Does the Noether charge $Q_L(q,\dot{q},t)$ generate the quasi-symmetry (A)?

The answer is: Yes, the quasi-symmetry 
$$y^i(q,\dot{q},t)~=~\{q^i(t),Q_L(t)\}, \qquad i~\in~\{1,\ldots,n\},\tag{B} $$
is generated via the Peierls bracket
$$\{ F,G \}~:=~\iint\!dt~dt^{\prime}~\sum_{i,k=1}^{n} \frac{\delta F }{\delta q^i(t)}~G^{ik}_{\rm ret}(t,t^{\prime})~\frac{\delta G }{\delta q^k(t^{\prime})} - (F\leftrightarrow G),\tag{C} $$
where $G^{ik}_{\rm ret}(t,t^{\prime})$ is the retarded Green's function, see e.g. various textbooks by Bryce S. DeWitt and this Phys.SE answer by user AccidentalFourierTransform. Unfortunately, within the Lagrangian formalism, we do not know the explicit form of the retarded Green's function $G^{ik}_{\rm ret}(t,t^{\prime})$, except in special cases. This makes OP's purely Lagrangian endeavour challenging & calculations cumbersome. 

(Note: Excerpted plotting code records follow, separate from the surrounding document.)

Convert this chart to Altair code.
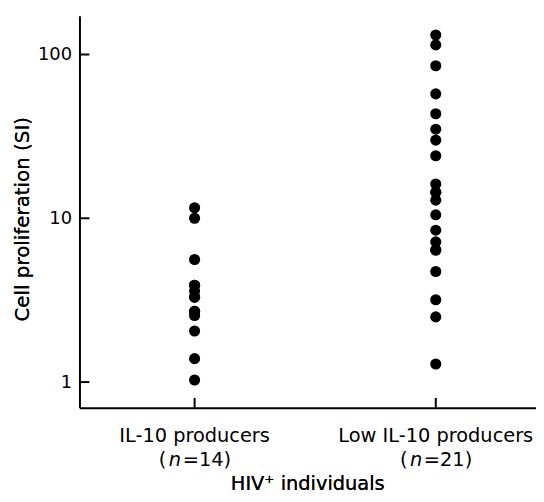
import altair as alt
import pandas as pd

# ---- data ----
groups = ["IL-10 producers", "Low IL-10 producers"]
n_labels = ["=14)", "=21)"]

il10_values = [11.6, 10.0, 5.6, 3.9, 3.9, 3.6, 3.3, 3.3, 2.7, 2.7, 2.55, 2.05, 1.39, 1.03]
low_values = [131.6, 114.5, 85.4, 57.5, 43.5, 35.0, 30.0, 24.1, 16.2, 14.4, 14.4,
              12.9, 10.5, 8.46, 7.18, 6.4, 6.4, 4.73, 3.18, 2.5, 1.29]

y_ticks = [1, 10, 100]
y_title = "Cell proliferation (SI)"
x_title = "HIV\u207a individuals"

FONT = "DejaVu Sans"
FS_TICK = 18
FS_LAB = 19.5
FS_TITLE = 20

points = pd.DataFrame(
    {"gi": [0] * len(il10_values) + [1] * len(low_values),
     "si": il10_values + low_values}
)
cats = pd.DataFrame({"gi": [0, 1], "group": groups, "nlab": n_labels})
yt = pd.DataFrame({"v": y_ticks})

W, H = 460, 395
# category 0 sits 116 px from the left axis, category 1 is 243 px further right
xscale = alt.Scale(domain=[-116 / 243, (W - 116) / 243], nice=False, zero=False)
yscale = alt.Scale(type="log", domain=[0.696, 172.3], nice=False)

xaxis = alt.Axis(labels=False, ticks=False, title=None, domainColor="black",
                 domainWidth=2, grid=False)
yaxis = alt.Axis(values=y_ticks, format="d", ticks=False, grid=False, title=None,
                 domainColor="black", domainWidth=2, labelPadding=8,
                 labelFont=FONT, labelFontSize=FS_TICK, labelColor="black")


def X(field):
    return alt.X(field, scale=xscale, axis=xaxis)


pts = alt.Chart(points).mark_circle(size=125, color="black", opacity=1).encode(
    x=X("gi:Q"),
    y=alt.Y("si:Q", scale=yscale, axis=yaxis),
)

yticks = alt.Chart(yt).mark_rule(color="black", strokeWidth=2).encode(
    y=alt.Y("v:Q", scale=yscale, axis=yaxis),
    x=alt.value(0), x2=alt.value(10),
)

xticks = alt.Chart(cats).mark_rule(color="black", strokeWidth=2).encode(
    x=X("gi:Q"),
    y=alt.value(H - 10), y2=alt.value(H),
)

line1 = alt.Chart(cats).mark_text(font=FONT, fontSize=FS_LAB, color="black",
                                  align="center", baseline="alphabetic").encode(
    x=X("gi:Q"), y=alt.value(429), text="group:N")

paren = alt.Chart(cats).mark_text(font=FONT, fontSize=FS_LAB, color="black",
                                  align="left", baseline="alphabetic", dx=-36).encode(
    x=X("gi:Q"), y=alt.value(454), text=alt.value("("))
nital = alt.Chart(cats).mark_text(font=FONT, fontSize=FS_LAB, color="black", fontStyle="italic",
                                  align="left", baseline="alphabetic", dx=-26).encode(
    x=X("gi:Q"), y=alt.value(454), text=alt.value("n"))
rest = alt.Chart(cats).mark_text(font=FONT, fontSize=FS_LAB, color="black",
                                 align="left", baseline="alphabetic", dx=-12).encode(
    x=X("gi:Q"), y=alt.value(454), text="nlab:N")

xtitle = alt.Chart(cats).mark_text(font=FONT, fontSize=FS_LAB, color="black",
                                   align="center", baseline="alphabetic").encode(
    x=alt.value(W / 2), y=alt.value(478), text=alt.value(x_title))

ytitle = alt.Chart(cats).mark_text(font=FONT, fontSize=FS_TITLE, color="black", angle=270,
                                   align="center", baseline="middle").encode(
    x=alt.value(-57), y=alt.value(205), text=alt.value(y_title))

chart = alt.layer(pts, yticks, xticks, line1, paren, nital, rest, xtitle, ytitle).properties(
    width=W, height=H,
    background="white",
    autosize=alt.AutoSizeParams(type="none"),
    padding={"left": 72, "top": 6, "right": 0, "bottom": 93},
).configure_view(stroke=None)

chart.save("out.html", embed_options={"renderer": "svg", "actions": False})
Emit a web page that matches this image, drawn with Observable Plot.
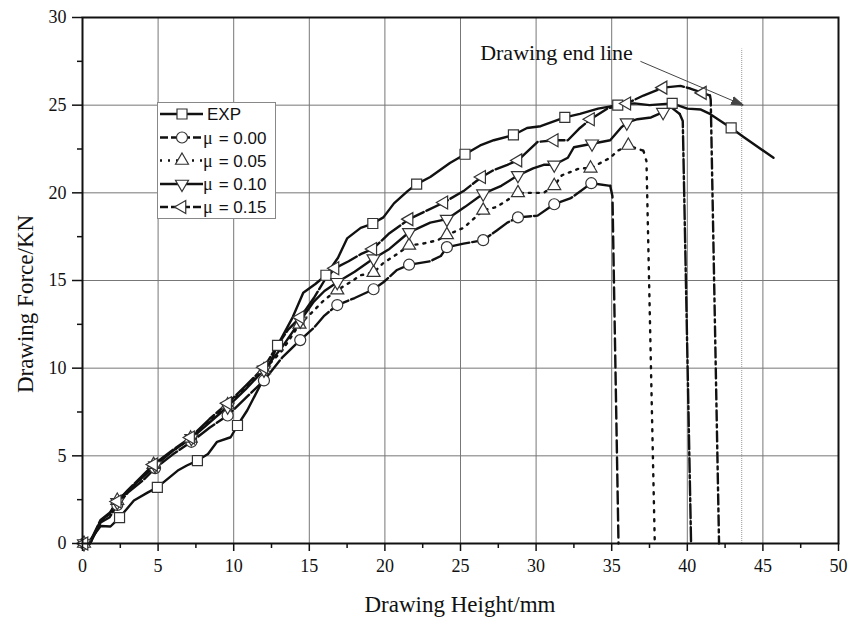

*However, we know that there is a bijective correspondence to a corresponding Hamiltonian formulation via a Legendre transformation, cf. e.g.
this Phys.SE post. Moreover, there exists a bijective correspondence between conserved quantities $$Q_L(q,\dot{q},t) ~\approx~Q_H(q,p,t)\tag{D}$$
in the Lagrangian and the Hamiltonian formulations, cf. this Phys.SE post. A similar bijective correspondence exists for the corresponding quasi-symmetries. Therefore everything can be translated to the corresponding Hamiltonian formulation. We shall apply this strategy in this answer.

*In the Hamiltonian setting, OP's question becomes Statement 1 in my Phys.SE answer here, i.e.
$$Y^I(z,t)~=~\{z^I(t),Q_H(t)\},\qquad I~\in~\{1,\ldots,2n\} .\tag{E} $$
Within the Hamiltonian formalism, the retarded Green's function 
$$G^{IK}_{\rm ret}(t,t^{\prime})
~\simeq~\omega^{IK}~\theta(t\!-\!t^{\prime}),\qquad I,K~\in~\{1,\ldots,2n\},\tag{F} $$
is known explicitly in the adiabatic limit (where the Hamiltonian $H$ can be ignored). Here $\omega^{IK}$ denotes the symplectic unit. Therefore, the equal-time Peierls bracket becomes the canonical Poisson bracket.